You need to share with them, participate with them. Sit at their tables, go to their streets. Struggle with their language. Tell them stories of your life and hear the stories of theirs. Watch how they love each other, how they fight each other. See what they value and what they fear. Feel the spaces they keep.
Become part of the fabric of their everyday lives and you will get a sense of what it means to live in their world. Give yourself over to them - embrace them rather than judge them - and you will find that the beauty in their lives and their worlds will become part of yours.
When you move on, you will have grown. You will realize that the possibilities of life in this world are endless, and that beneath our differences of language and culture we all share the dream of loving and being loved, of having a life with more joy than sorrow.

But travel is not as romantic and exotic as it sounds. The familiar will always call, and your sense of rootlessness will not give you rest. Your emotions will fly crazily in all directions until sometimes you will feel that you have lost your moorings. If you travel alone, the warmth of families and couples will break you heart, and your loneliness will plunge you to depth you did not think possible.
And then, there are greater dangers. You may wake up and discover that you have become a runner who uses travel as an escape from the problems and complication of trying to build something with your life. You may find that you were gone one hour or one day or one month too long, and that you no longer belong anywhere or to anyone. You may find that you have been caught by the lure of the road and that you are a slave to dissatisfaction with any life that forces you to stay in one place.

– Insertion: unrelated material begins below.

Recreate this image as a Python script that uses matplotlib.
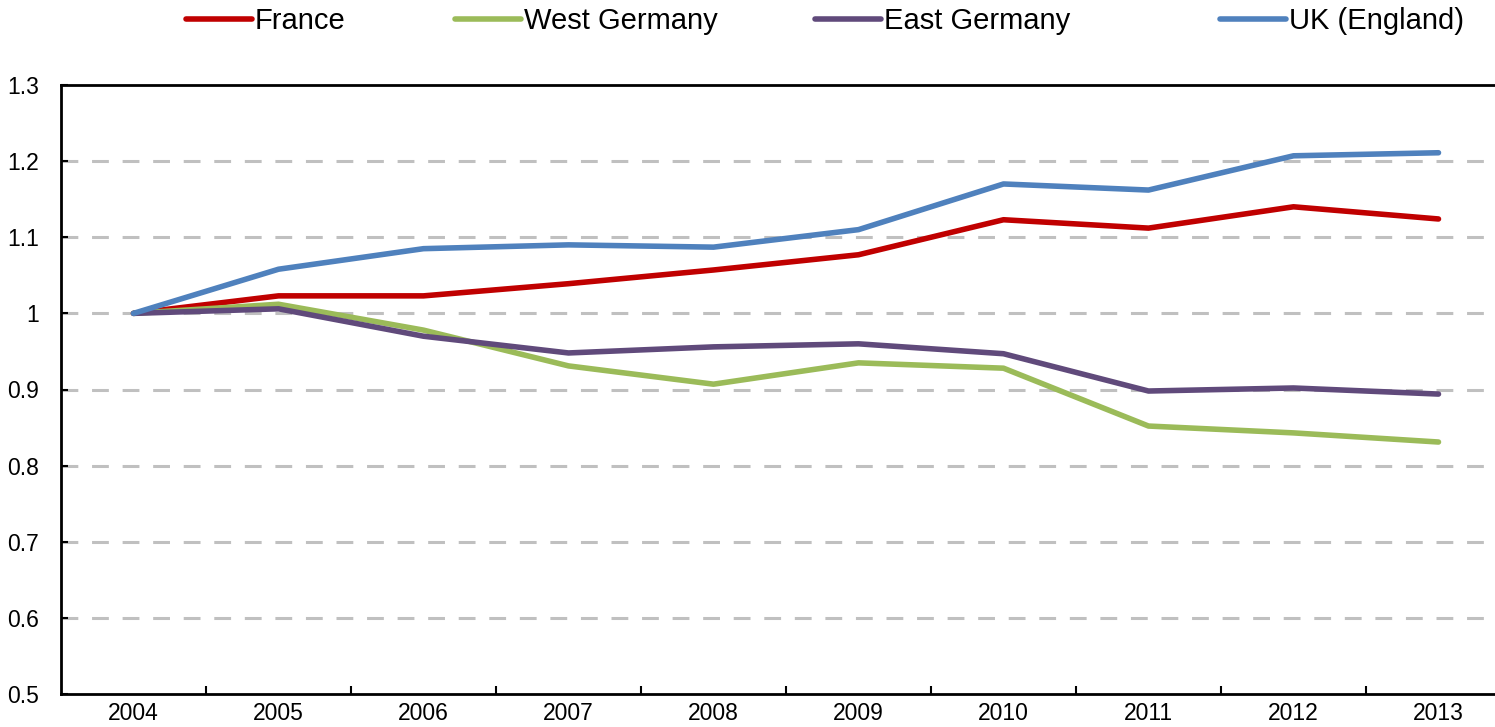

These things happen. But how much worse is it to be someone whose dreams have been buried beneath the routines of life and who no longer has an interest in looking beyond the horizon?
I believe it is worth taking the risk. How else will you know the feeling of standing on something ancient, or hearing the silent roar of empty spaces? How else will you be able to look into the eyes of a man who has no education, never left his village and does not speak your language and know that the two of you have something in common? How else will you know, in your heart, that the whole world is precious and that every person and place has something unique to offer?
And when there are tragedies or great changes in your life, how else will you truly understand that there are a thousand, a million ways to live, and that your life will go on to something new and different and every bit as worthy as the life you are leaving behind?
These lessons and more will have etched a new element in your character. You will know the cutting moments of life, where fear meets adventure and loneliness meets exhilaration. You will know what it feels like to almost run, but instead to say. You will have come to the edge of a precipice and jumped, so you will always know what it means to say yes or no when another jump confronts you in your life.

These lessons and memories will remain with you always, and will serve as a comfort and a guide as you go through your life...
But more than that, because I have traveled, I can see other universes in the eyes of strangers. Because I have traveled, I know what parts of me I cannot deny and what parts of me are simply choices that I make. I know the blessings of my own table and the warmth of my own bed. I know how much life is pure chance and how great a gift I have been given simply to be who I am.
And when I am old and my body has begun to fail me, my memories will be waiting for me. They will lift me and carry my over mountains and oceans. I will hold them and turn them and watch them catch the sunlight as they come alive once more in my imagination...
This is why we need to travel. If we don't offer ourselves to the unknown, our senses dull. Our world becomes small and we lose our sense of wonder. Our eyes don't lift to the horizon; our ears don't hear the sounds around us. The edge is off our experience and we pass our days in a routine that is both comfortable and limiting. We wake up one day and find that we have lost our dreams in order to protect our days.

The fear of the unknown and the lure of the comfortable will conspire to keep you from taking the chances that the traveler has to take. But if you take them, you will never regret your choice. To be sure, there will be moments of doubt when you stand alone on an empty road in an icy rain, or when you are ill with fever in a rented bed. But as the pains of the moment will come, so too will they fall away. In the end you will be so much richer, so much clearer, so much happier and so much better a person that all the risk and hardship will seem like nothing compared to the knowledge and wisdom you have gained."

From Kent Nerburn's chapter on Travel (pgs. 111-115) in his book Letters to my Son (1999).
Thanks to Brooke for introducing me to this chapter.